I would say in France. But in Germany, precisely because
it is not a Latin country, it has a much more encouraging
potential. When I interviewed Lenine, he called my attention
to the fact that Germany and Japan are the countries
that are more receptive to other cultures. I agree although
I don’t know the whole world yet. |
Felipe and Lenine, in Mannheim |
What
would you like to change so that the Brazilian music became
better known in Europe?
First
I would like that musicians in Brazil were treated with more
respect, that they wouldn’t have to struggle to survive
only because he or she was born with a musical talent. Everybody
knows that music is the Brazilian cultural gateway but you
must see under what conditions musicians live in Brazil! Not
everybody is as successful as Zeca Pagodinho.

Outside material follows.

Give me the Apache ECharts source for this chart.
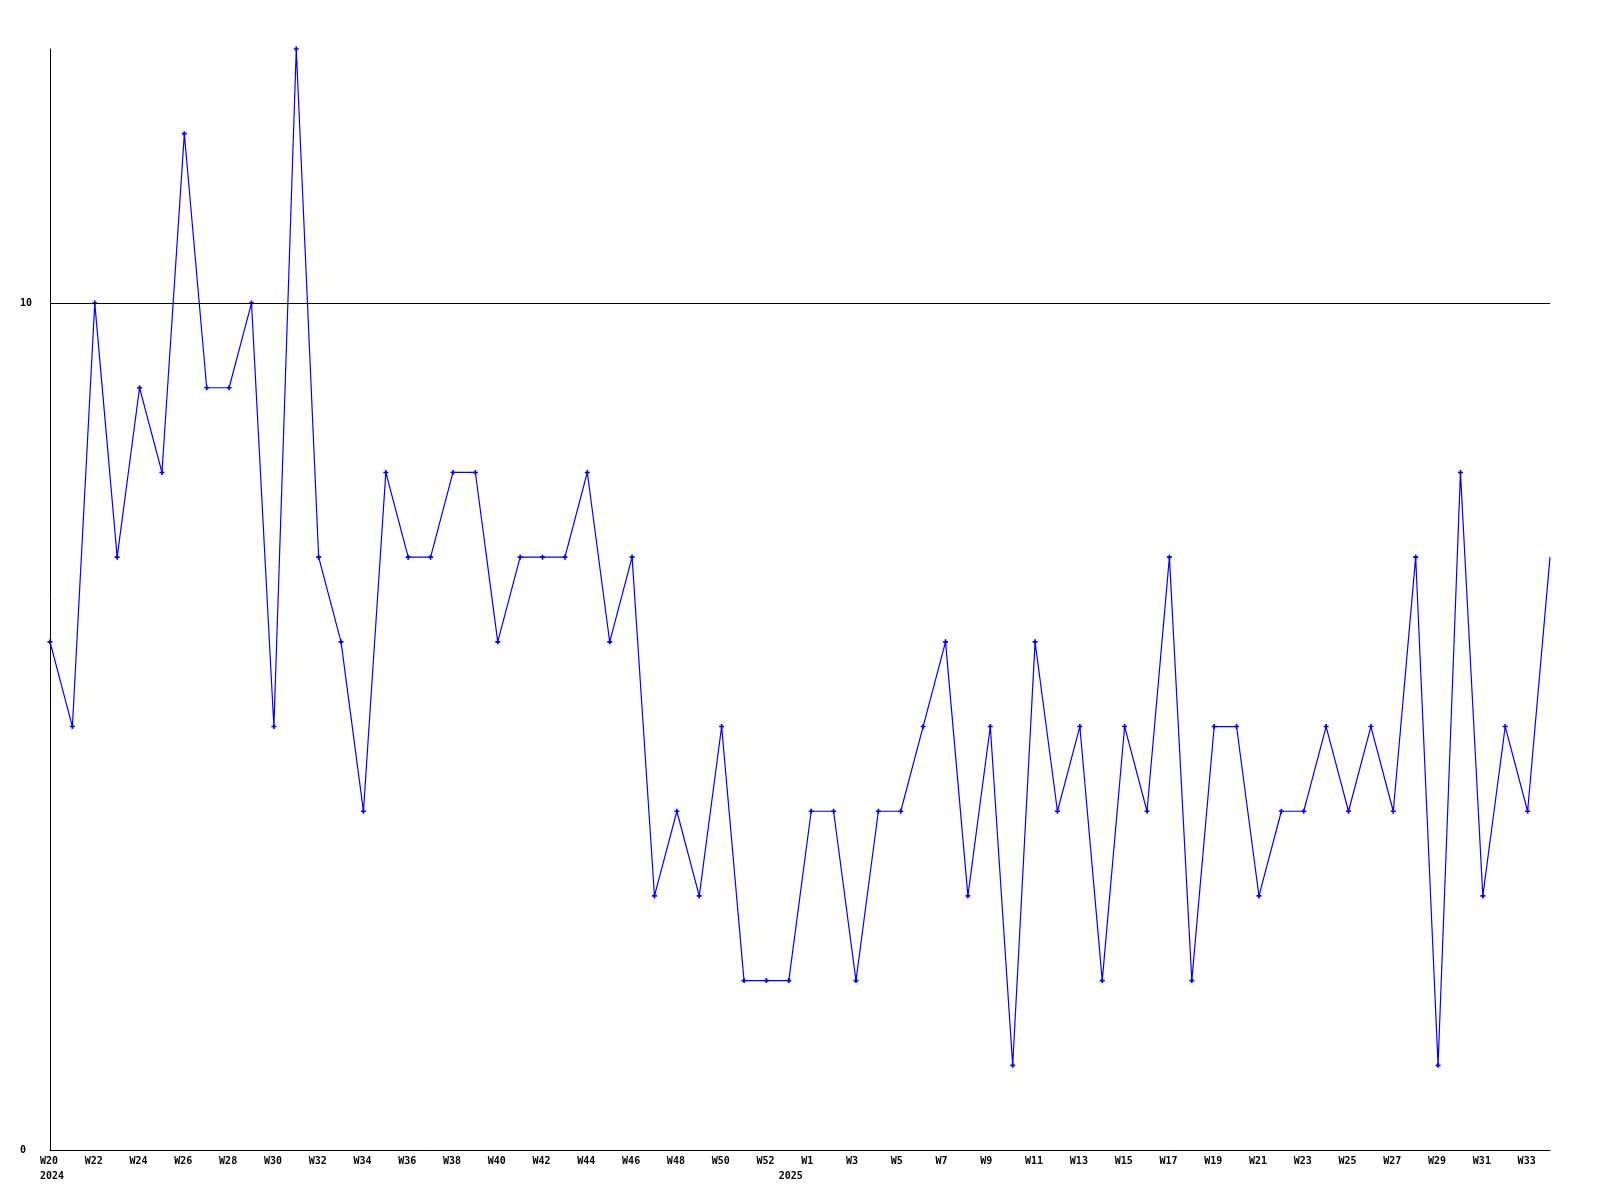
<!DOCTYPE html>
<html>
<head>
<meta charset="utf-8">
<script src="https://cdn.jsdelivr.net/npm/echarts@6/dist/echarts.min.js"></script>
<style>html,body{margin:0;padding:0;background:#fff}#c{width:1600px;height:1200px}</style>
</head>
<body>
<div id="c"></div>
<script>
const weeks = ['W20','W21','W22','W23','W24','W25','W26','W27','W28','W29','W30','W31','W32','W33','W34','W35','W36','W37','W38','W39','W40','W41','W42','W43','W44','W45','W46','W47','W48','W49','W50','W51','W52','W53',
  'W1','W2','W3','W4','W5','W6','W7','W8','W9','W10','W11','W12','W13','W14','W15','W16','W17','W18','W19','W20','W21','W22','W23','W24','W25','W26','W27','W28','W29','W30','W31','W32','W33','W34'];
const values = [6,5,10,7,9,8,12,9,9,10,5,13,7,6,4,8,7,7,8,8,6,7,7,7,8,6,7,3,4,3,5,2,2,2,
  4,4,2,4,4,5,6,3,5,1,6,4,5,2,5,4,7,2,5,5,3,4,4,5,4,5,4,7,1,8,3,5,4,7];
const yearLabels = {0:'2024', 33:'2025'};
const yTicks = [0, 10];
const refLine = 10;

const font = '"DejaVu Sans Mono", monospace';
const chart = echarts.init(document.getElementById('c'), null, {renderer:'canvas'});
const plus = 'path://M2,0H4V2H6V4H4V6H2V4H0V2H2Z';
chart.setOption({
  animation: false,
  grid: {left: 50, right: 50, top: 49, bottom: 50, containLabel: false},
  xAxis: {
    type: 'category', data: weeks, boundaryGap: false,
    axisLine: {lineStyle: {color: '#000', width: 1}},
    axisTick: {show: false},
    splitLine: {show: false},
    axisLabel: {
      interval: 0, margin: 4, color: '#000',
      formatter: function (v, i) {
        const w = (i % 2 === 0) ? v : '';
        const y = yearLabels[i];
        if (!w && !y) return '';
        return '{w|' + (w || ' ') + '}' + (y ? '\n{y|' + y + '}' : '');
      },
      rich: {
        w: {fontFamily: font, fontWeight: 'bold', fontSize: 10, width: 20, align: 'left', lineHeight: 15, color: '#000'},
        y: {fontFamily: font, fontWeight: 'bold', fontSize: 10, width: 20, align: 'left', lineHeight: 15, color: '#000'}
      }
    }
  },
  yAxis: {
    type: 'value', min: 0, max: 13, interval: 10,
    axisLine: {show: true, lineStyle: {color: '#000', width: 1}},
    axisTick: {show: false},
    splitLine: {show: false},
    axisLabel: {
      margin: 30, align: 'left', color: '#000',
      fontFamily: font, fontWeight: 'bold', fontSize: 10,
      formatter: v => yTicks.indexOf(v) >= 0 ? String(v) : ''
    }
  },
  series: [{
    type: 'line', data: values,
    lineStyle: {color: '#0000ff', width: 1.2},
    itemStyle: {color: '#0000ff'},
    symbol: (v, p) => p.dataIndex === values.length - 1 ? 'none' : plus,
    symbolSize: 5,
    showAllSymbol: true,
    markLine: {
      silent: true, symbol: 'none', label: {show: false},
      lineStyle: {color: '#000', width: 1, type: 'solid'},
      data: [{yAxis: refLine}]
    }
  }]
});
</script>
</body>
</html>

They should
invest in more musical education at schools, after all
Brazilian
music is better than our football. The Government has to invest
in more tournées for the Brazilian artists, without
favouring some names or groups. And the artists have to be
on the road. Copyrights need to be respected in Brazil, mainly
by the big media companies. They are the pirates in this business.
Our musicality is phenomenal. Enough of wasting money because
we don’t take advantage of it.
Does
Lula Government represent any advance for the sector?
We
are still waiting the government to be more focused on social
justice. The Minister of Culture is an artist but we need
more sensitivity to avoid that cultural projects only get
peanuts from the national budget. I think it is very good
that the government doesn’t charge taxes anymore on
the publishing production but the end result is still not
satisfactory. If this government doesn’t differentiate
in the cultural, educational plane, you can ask for your hat
and check out. That is the way I see: culture, as an institutional
commodity, is more important than the economy of a country,
although they are not even a tiny bit antagonistic.